É tempo de regressar à Plaza Mayor.
- Valência?
Não. Palência.
Formosa e não famosa
Volto a olhar a estátua que domina a praça com atenção, à luz do dia, com a mesma admiração — ou mais — com que escutei, momentos antes, as palavras pronunciadas por Julio Monclus.
- Nasci aqui, vivo aqui e vou morrer aqui. Palência é a minha cidade.
Por momentos, também é minha, estimo-a.
A estátua, dedicada a Alonso Berruguete, pintor, escultor e arquitecto nascido em Paredes de Nava, a pouco mais de 20 quilómetros de Palência, parece olhar-me de uma forma afectada.
Umas horas depois, grato pelos raios de sol que me aquecem, caminho na direcção da catedral, onde a antecâmara da noite, na véspera, me descobrira.
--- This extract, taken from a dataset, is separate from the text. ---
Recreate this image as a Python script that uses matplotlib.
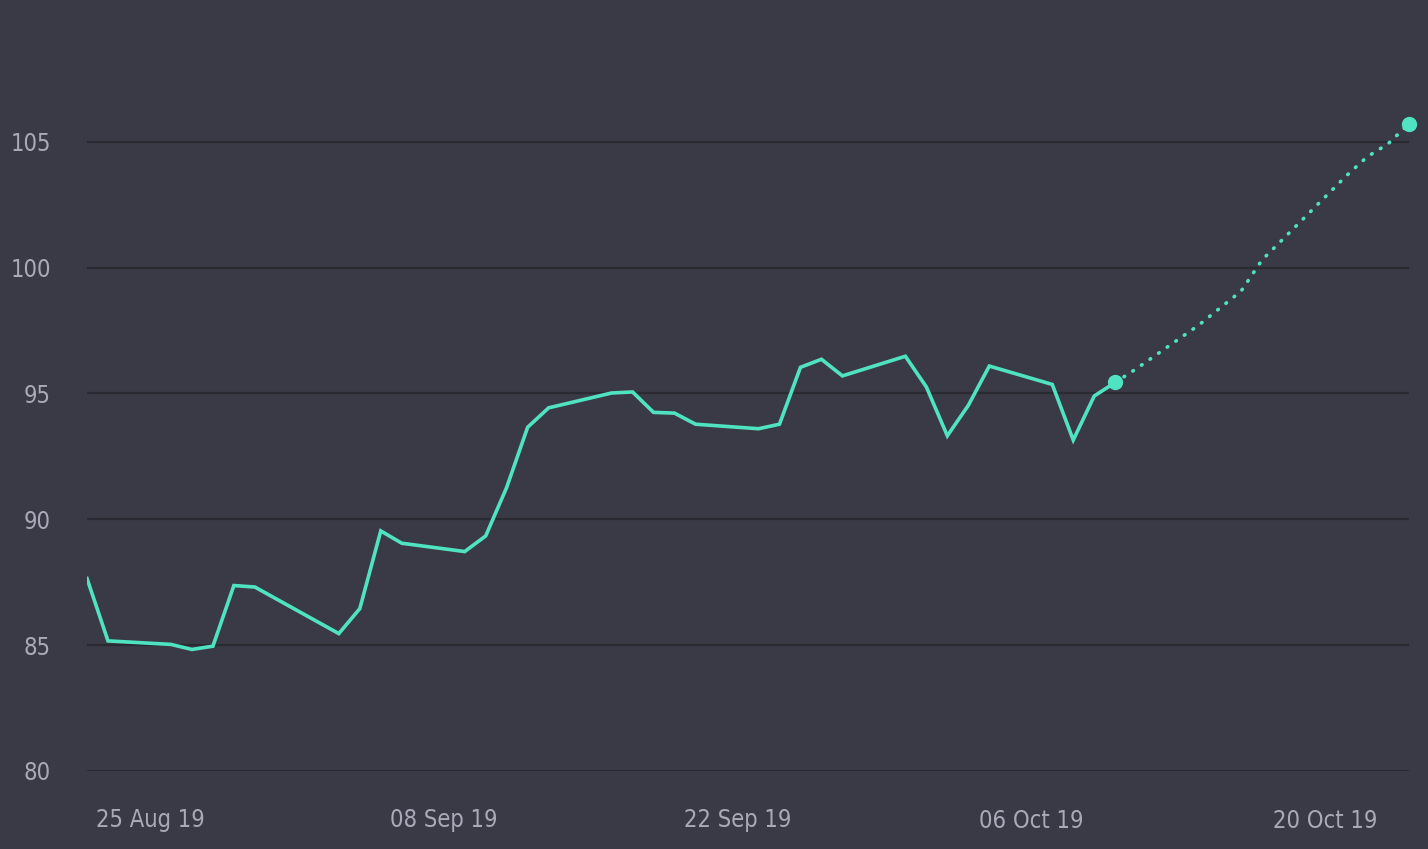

Mesmo que nenhuma outra razão o motive a viajar para Palência, a catedral de San Antolín, com a sua imponência, é suficiente para dar como bem empregue o tempo que acha que lhe escapou da mão. Quem a conhece bem, intimamente, designa-a (por paradoxal que pareça) por Bela Desconhecida, exacerbando a curiosidade para melhor me identificar com um Monumento Histórico Artístisco Nacional, uma classificação que remonta a 1929 e que ajuda a compreender o seu estatuto de uma das mais formosas catedrais de Espanha — e nesse sentido o turismo de Castela e Leão tem em mãos um projecto para que deixe de ser a Bela Desconhecida e passe a ser a Bela Reconhecida. Quando para ela se olha, como eu a olho, ao início da manhã, limitando o olhar à sua fachada, pintam-se duas palavras no cérebro: austera e sóbria. Mas, uma vez embrenhado no interior, na sua frescura, contemplo com satisfação os seus múltiplos elementos góticos e renascentistas, a profusão de obras de arte que acolhe. Dirijo-me, em primeiro lugar, como que atraído por um íman, para a cripta de San Antolín, a parte mais antiga da igreja, onde foram encontrados vestígios de um templo visigodo e outros enigmas. A catedral é, no seu conjunto, um verdadeiro museu, se bem que é no claustro, uma obra de Gil de Hontañon, funcionando como antessala e sala capitular, que se encontra instalado o Museo Catedralício, o qual, distribuído em redor do claustro, contém obras como El Martírio de San Sebastián, de El Greco, os Desposórios de Santa Catalina, de Mateo Cerezo, bem como trabalhos de Pedro Berruguete, Villoldo e cópias soberbas de pintores italianos. Mas não se fica por aqui, a catedral, muito mais tem para mostrar, como esculturas que vão do século XII ao século XVIII, tapetes de grande qualidade, como o da Redenção, do século XVI, ou a ourivesaria, com uma custódia em prata, do mesmo século, mas de Juan de Benavente.
Palência está longe de se resumir à catedral, há outras igrejas, bonitas, históricas, encantadoras no seu silêncio, convidando os devotos a uma oração ou os turistas a visita quase sempre fugaz. Entre elas, a de San Bernardo, que conserva a fachada da igreja do convento das Carmelitas Descalzas fundado por Santa Teresa no século XVII, o elegante convento de San Pablo, a igreja de Nuestra Señora de la Calle de Palencia, também conhecida como igreja de La Compañia, já que foi mandada erguer pelos jesuítas em finais do século XVI, ou ainda a igreja de San Lázaro e a de San Miguel, esta última com a sua elegante torre subindo nos céus.